**DATA TO PROCESS:**
───

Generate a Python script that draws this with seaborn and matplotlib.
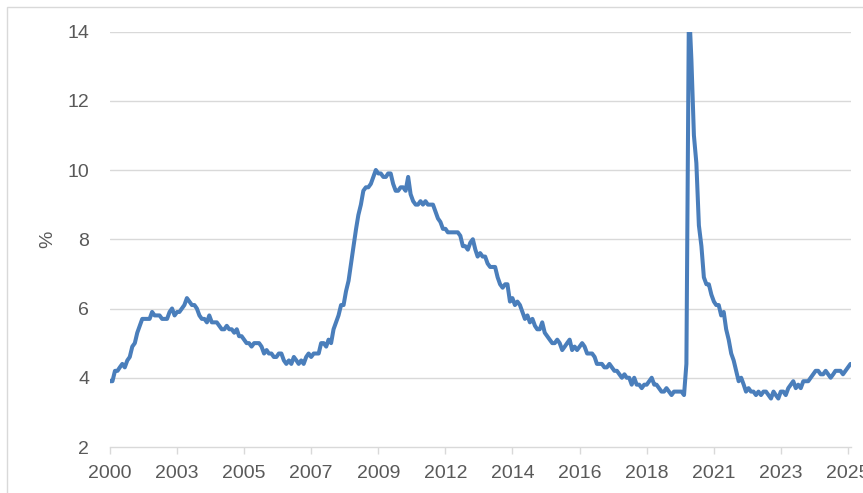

───

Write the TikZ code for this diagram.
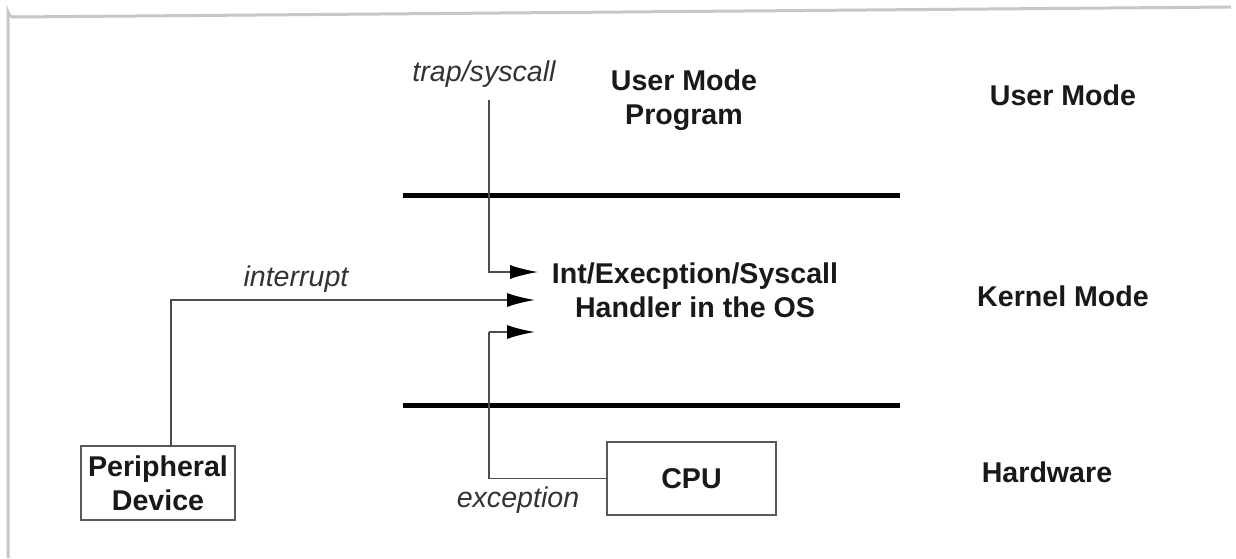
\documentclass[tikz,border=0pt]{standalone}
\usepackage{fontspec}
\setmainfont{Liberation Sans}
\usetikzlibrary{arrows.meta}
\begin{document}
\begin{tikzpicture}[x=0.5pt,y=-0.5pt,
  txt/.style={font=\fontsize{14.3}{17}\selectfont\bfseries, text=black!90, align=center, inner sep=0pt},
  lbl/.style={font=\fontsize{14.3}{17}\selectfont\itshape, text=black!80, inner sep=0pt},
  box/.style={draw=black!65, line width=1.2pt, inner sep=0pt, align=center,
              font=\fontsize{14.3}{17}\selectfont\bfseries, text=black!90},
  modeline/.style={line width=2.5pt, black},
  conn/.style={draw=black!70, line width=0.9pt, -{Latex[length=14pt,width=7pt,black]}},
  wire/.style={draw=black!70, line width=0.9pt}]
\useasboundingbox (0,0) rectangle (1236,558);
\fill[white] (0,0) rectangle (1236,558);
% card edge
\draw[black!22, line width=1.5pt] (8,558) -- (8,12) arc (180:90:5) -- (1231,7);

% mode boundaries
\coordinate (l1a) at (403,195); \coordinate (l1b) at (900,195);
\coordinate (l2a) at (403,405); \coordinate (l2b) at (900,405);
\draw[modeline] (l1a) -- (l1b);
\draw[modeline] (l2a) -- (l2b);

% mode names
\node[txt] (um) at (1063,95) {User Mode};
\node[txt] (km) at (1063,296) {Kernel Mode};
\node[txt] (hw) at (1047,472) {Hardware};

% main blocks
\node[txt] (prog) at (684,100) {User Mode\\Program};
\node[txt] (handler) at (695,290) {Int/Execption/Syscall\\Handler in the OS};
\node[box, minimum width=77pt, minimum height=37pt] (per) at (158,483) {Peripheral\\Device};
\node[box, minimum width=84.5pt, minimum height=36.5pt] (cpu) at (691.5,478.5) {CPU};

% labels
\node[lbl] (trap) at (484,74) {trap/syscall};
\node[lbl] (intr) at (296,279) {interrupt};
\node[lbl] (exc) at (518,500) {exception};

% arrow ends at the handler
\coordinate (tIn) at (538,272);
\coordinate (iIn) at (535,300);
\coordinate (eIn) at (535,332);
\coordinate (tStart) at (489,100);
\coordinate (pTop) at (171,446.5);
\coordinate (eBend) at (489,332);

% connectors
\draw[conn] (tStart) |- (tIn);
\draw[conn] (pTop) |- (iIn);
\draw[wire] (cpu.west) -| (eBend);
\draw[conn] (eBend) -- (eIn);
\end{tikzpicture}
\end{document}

───

**WHAT THE TASK ASKS:** In the listing above, find the line containing "Write the TikZ code for this diagram." and the line containing "(180:90:5) -- (1231,7);", then write out both of them and every line between, exactly, with no pictures.

**OUTPUT FOR THIS TASK:**
Write the TikZ code for this diagram.
\documentclass[tikz,border=0pt]{standalone}
\usepackage{fontspec}
\setmainfont{Liberation Sans}
\usetikzlibrary{arrows.meta}
\begin{document}
\begin{tikzpicture}[x=0.5pt,y=-0.5pt,
  txt/.style={font=\fontsize{14.3}{17}\selectfont\bfseries, text=black!90, align=center, inner sep=0pt},
  lbl/.style={font=\fontsize{14.3}{17}\selectfont\itshape, text=black!80, inner sep=0pt},
  box/.style={draw=black!65, line width=1.2pt, inner sep=0pt, align=center,
              font=\fontsize{14.3}{17}\selectfont\bfseries, text=black!90},
  modeline/.style={line width=2.5pt, black},
  conn/.style={draw=black!70, line width=0.9pt, -{Latex[length=14pt,width=7pt,black]}},
  wire/.style={draw=black!70, line width=0.9pt}]
\useasboundingbox (0,0) rectangle (1236,558);
\fill[white] (0,0) rectangle (1236,558);
% card edge
\draw[black!22, line width=1.5pt] (8,558) -- (8,12) arc (180:90:5) -- (1231,7);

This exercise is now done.